* [Task goal]: Quote all of the data that follows exactly as written, skipping the images.

* [Listed records]:
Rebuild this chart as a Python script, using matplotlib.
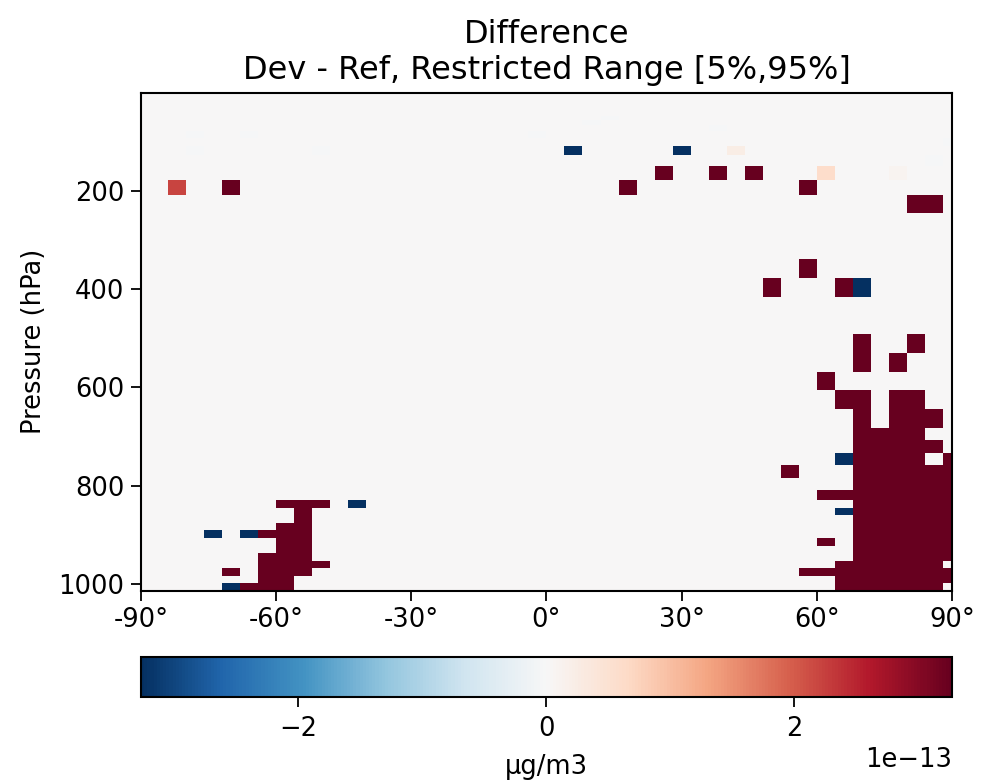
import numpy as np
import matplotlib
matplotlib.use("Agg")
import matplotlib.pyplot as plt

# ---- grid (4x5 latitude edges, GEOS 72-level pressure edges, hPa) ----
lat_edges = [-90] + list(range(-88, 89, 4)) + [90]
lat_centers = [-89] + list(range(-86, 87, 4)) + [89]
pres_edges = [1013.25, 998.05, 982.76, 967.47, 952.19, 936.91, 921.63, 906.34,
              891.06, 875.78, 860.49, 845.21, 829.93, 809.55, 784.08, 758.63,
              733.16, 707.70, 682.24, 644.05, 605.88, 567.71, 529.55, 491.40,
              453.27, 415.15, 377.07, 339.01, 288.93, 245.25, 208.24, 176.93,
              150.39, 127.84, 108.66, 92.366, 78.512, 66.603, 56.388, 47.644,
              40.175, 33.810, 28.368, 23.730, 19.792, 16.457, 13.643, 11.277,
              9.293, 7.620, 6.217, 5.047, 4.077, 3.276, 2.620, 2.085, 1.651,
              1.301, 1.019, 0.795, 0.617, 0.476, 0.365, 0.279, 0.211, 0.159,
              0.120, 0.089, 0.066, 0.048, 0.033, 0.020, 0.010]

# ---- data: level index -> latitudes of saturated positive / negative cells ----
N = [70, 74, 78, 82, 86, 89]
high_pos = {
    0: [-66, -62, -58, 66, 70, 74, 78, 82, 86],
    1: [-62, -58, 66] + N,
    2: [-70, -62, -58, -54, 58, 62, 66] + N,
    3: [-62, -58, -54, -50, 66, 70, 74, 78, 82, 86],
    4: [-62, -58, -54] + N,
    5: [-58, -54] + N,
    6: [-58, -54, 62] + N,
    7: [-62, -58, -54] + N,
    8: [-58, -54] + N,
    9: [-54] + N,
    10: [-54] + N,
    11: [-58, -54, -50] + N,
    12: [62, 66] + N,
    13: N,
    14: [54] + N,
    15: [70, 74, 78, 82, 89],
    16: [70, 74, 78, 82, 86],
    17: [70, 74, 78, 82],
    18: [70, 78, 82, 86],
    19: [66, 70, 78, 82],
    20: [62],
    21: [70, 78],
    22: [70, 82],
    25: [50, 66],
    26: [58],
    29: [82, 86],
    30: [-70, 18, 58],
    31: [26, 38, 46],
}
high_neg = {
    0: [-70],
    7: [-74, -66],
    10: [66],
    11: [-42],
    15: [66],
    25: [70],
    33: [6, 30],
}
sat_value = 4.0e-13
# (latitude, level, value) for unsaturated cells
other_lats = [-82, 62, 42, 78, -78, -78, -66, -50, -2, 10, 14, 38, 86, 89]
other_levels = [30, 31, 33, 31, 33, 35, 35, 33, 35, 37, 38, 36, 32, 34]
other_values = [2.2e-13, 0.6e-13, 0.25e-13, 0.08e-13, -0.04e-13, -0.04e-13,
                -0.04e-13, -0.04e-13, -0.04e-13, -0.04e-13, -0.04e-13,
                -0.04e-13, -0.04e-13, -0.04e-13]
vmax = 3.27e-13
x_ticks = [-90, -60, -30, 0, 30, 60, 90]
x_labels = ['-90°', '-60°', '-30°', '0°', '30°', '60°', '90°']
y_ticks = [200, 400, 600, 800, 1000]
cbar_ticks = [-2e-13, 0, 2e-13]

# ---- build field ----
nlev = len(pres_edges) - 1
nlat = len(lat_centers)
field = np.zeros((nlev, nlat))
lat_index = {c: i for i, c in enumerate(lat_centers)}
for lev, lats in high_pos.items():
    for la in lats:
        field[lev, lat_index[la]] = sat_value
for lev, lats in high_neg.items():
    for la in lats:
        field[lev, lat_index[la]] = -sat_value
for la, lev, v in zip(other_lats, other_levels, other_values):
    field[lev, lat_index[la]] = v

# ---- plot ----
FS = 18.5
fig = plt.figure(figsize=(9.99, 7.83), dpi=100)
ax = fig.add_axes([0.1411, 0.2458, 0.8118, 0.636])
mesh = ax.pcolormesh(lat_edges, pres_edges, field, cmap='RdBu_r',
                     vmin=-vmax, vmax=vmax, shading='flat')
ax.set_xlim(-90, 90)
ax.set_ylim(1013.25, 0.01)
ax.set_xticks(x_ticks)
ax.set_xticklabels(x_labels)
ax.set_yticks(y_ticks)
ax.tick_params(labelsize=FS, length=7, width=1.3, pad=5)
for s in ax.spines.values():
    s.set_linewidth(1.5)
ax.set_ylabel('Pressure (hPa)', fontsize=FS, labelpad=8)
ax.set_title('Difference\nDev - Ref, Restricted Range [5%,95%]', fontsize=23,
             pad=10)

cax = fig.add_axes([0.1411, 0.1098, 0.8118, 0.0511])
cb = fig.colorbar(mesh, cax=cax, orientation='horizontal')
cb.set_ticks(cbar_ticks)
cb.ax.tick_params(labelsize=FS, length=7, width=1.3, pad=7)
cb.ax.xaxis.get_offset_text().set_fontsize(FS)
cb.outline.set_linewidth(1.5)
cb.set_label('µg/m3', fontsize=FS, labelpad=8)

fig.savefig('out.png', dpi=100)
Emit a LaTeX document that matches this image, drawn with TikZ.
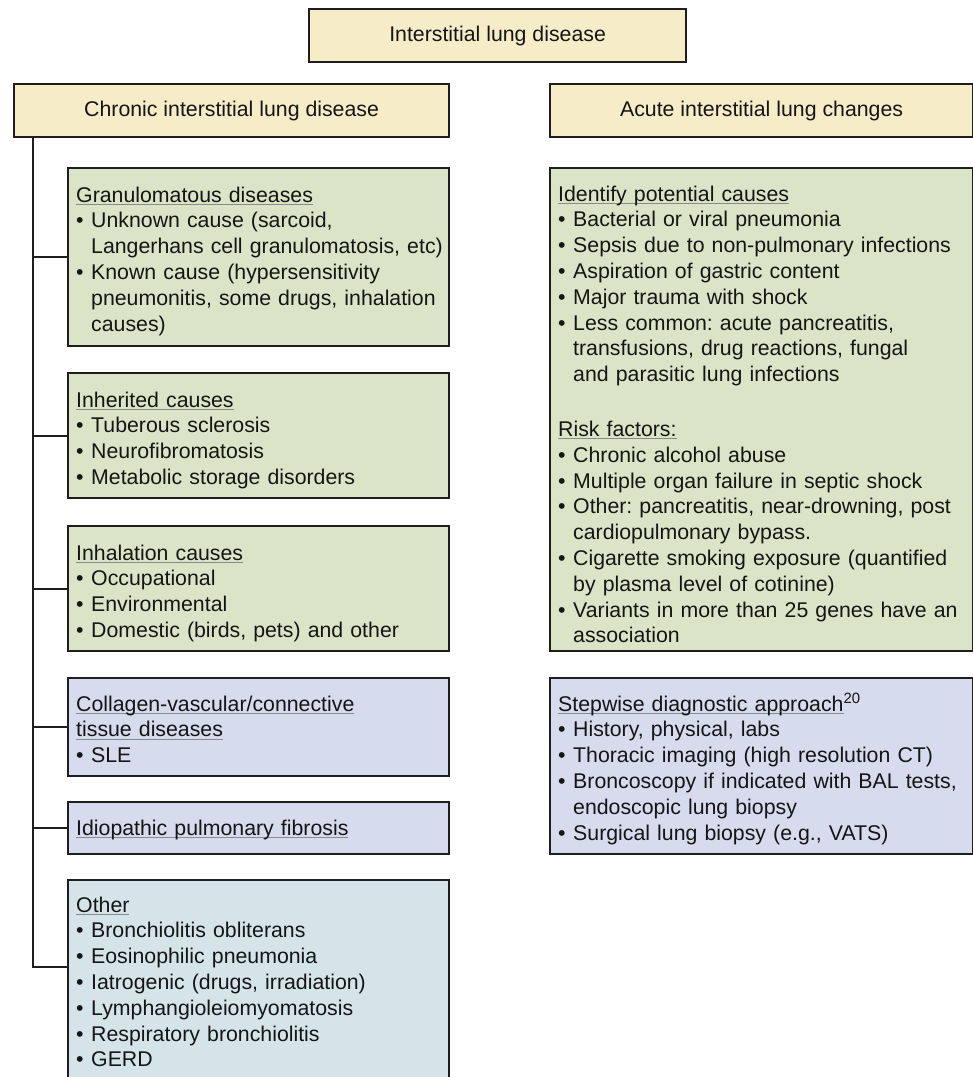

* [Correct output]:
Rebuild this chart as a Python script, using matplotlib.
import numpy as np
import matplotlib
matplotlib.use("Agg")
import matplotlib.pyplot as plt

# ---- grid (4x5 latitude edges, GEOS 72-level pressure edges, hPa) ----
lat_edges = [-90] + list(range(-88, 89, 4)) + [90]
lat_centers = [-89] + list(range(-86, 87, 4)) + [89]
pres_edges = [1013.25, 998.05, 982.76, 967.47, 952.19, 936.91, 921.63, 906.34,
              891.06, 875.78, 860.49, 845.21, 829.93, 809.55, 784.08, 758.63,
              733.16, 707.70, 682.24, 644.05, 605.88, 567.71, 529.55, 491.40,
              453.27, 415.15, 377.07, 339.01, 288.93, 245.25, 208.24, 176.93,
              150.39, 127.84, 108.66, 92.366, 78.512, 66.603, 56.388, 47.644,
              40.175, 33.810, 28.368, 23.730, 19.792, 16.457, 13.643, 11.277,
              9.293, 7.620, 6.217, 5.047, 4.077, 3.276, 2.620, 2.085, 1.651,
              1.301, 1.019, 0.795, 0.617, 0.476, 0.365, 0.279, 0.211, 0.159,
              0.120, 0.089, 0.066, 0.048, 0.033, 0.020, 0.010]

# ---- data: level index -> latitudes of saturated positive / negative cells ----
N = [70, 74, 78, 82, 86, 89]
high_pos = {
    0: [-66, -62, -58, 66, 70, 74, 78, 82, 86],
    1: [-62, -58, 66] + N,
    2: [-70, -62, -58, -54, 58, 62, 66] + N,
    3: [-62, -58, -54, -50, 66, 70, 74, 78, 82, 86],
    4: [-62, -58, -54] + N,
    5: [-58, -54] + N,
    6: [-58, -54, 62] + N,
    7: [-62, -58, -54] + N,
    8: [-58, -54] + N,
    9: [-54] + N,
    10: [-54] + N,
    11: [-58, -54, -50] + N,
    12: [62, 66] + N,
    13: N,
    14: [54] + N,
    15: [70, 74, 78, 82, 89],
    16: [70, 74, 78, 82, 86],
    17: [70, 74, 78, 82],
    18: [70, 78, 82, 86],
    19: [66, 70, 78, 82],
    20: [62],
    21: [70, 78],
    22: [70, 82],
    25: [50, 66],
    26: [58],
    29: [82, 86],
    30: [-70, 18, 58],
    31: [26, 38, 46],
}
high_neg = {
    0: [-70],
    7: [-74, -66],
    10: [66],
    11: [-42],
    15: [66],
    25: [70],
    33: [6, 30],
}
sat_value = 4.0e-13
# (latitude, level, value) for unsaturated cells
other_lats = [-82, 62, 42, 78, -78, -78, -66, -50, -2, 10, 14, 38, 86, 89]
other_levels = [30, 31, 33, 31, 33, 35, 35, 33, 35, 37, 38, 36, 32, 34]
other_values = [2.2e-13, 0.6e-13, 0.25e-13, 0.08e-13, -0.04e-13, -0.04e-13,
                -0.04e-13, -0.04e-13, -0.04e-13, -0.04e-13, -0.04e-13,
                -0.04e-13, -0.04e-13, -0.04e-13]
vmax = 3.27e-13
x_ticks = [-90, -60, -30, 0, 30, 60, 90]
x_labels = ['-90°', '-60°', '-30°', '0°', '30°', '60°', '90°']
y_ticks = [200, 400, 600, 800, 1000]
cbar_ticks = [-2e-13, 0, 2e-13]

# ---- build field ----
nlev = len(pres_edges) - 1
nlat = len(lat_centers)
field = np.zeros((nlev, nlat))
lat_index = {c: i for i, c in enumerate(lat_centers)}
for lev, lats in high_pos.items():
    for la in lats:
        field[lev, lat_index[la]] = sat_value
for lev, lats in high_neg.items():
    for la in lats:
        field[lev, lat_index[la]] = -sat_value
for la, lev, v in zip(other_lats, other_levels, other_values):
    field[lev, lat_index[la]] = v

# ---- plot ----
FS = 18.5
fig = plt.figure(figsize=(9.99, 7.83), dpi=100)
ax = fig.add_axes([0.1411, 0.2458, 0.8118, 0.636])
mesh = ax.pcolormesh(lat_edges, pres_edges, field, cmap='RdBu_r',
                     vmin=-vmax, vmax=vmax, shading='flat')
ax.set_xlim(-90, 90)
ax.set_ylim(1013.25, 0.01)
ax.set_xticks(x_ticks)
ax.set_xticklabels(x_labels)
ax.set_yticks(y_ticks)
ax.tick_params(labelsize=FS, length=7, width=1.3, pad=5)
for s in ax.spines.values():
    s.set_linewidth(1.5)
ax.set_ylabel('Pressure (hPa)', fontsize=FS, labelpad=8)
ax.set_title('Difference\nDev - Ref, Restricted Range [5%,95%]', fontsize=23,
             pad=10)

cax = fig.add_axes([0.1411, 0.1098, 0.8118, 0.0511])
cb = fig.colorbar(mesh, cax=cax, orientation='horizontal')
cb.set_ticks(cbar_ticks)
cb.ax.tick_params(labelsize=FS, length=7, width=1.3, pad=7)
cb.ax.xaxis.get_offset_text().set_fontsize(FS)
cb.outline.set_linewidth(1.5)
cb.set_label('µg/m3', fontsize=FS, labelpad=8)

fig.savefig('out.png', dpi=100)
Emit a LaTeX document that matches this image, drawn with TikZ.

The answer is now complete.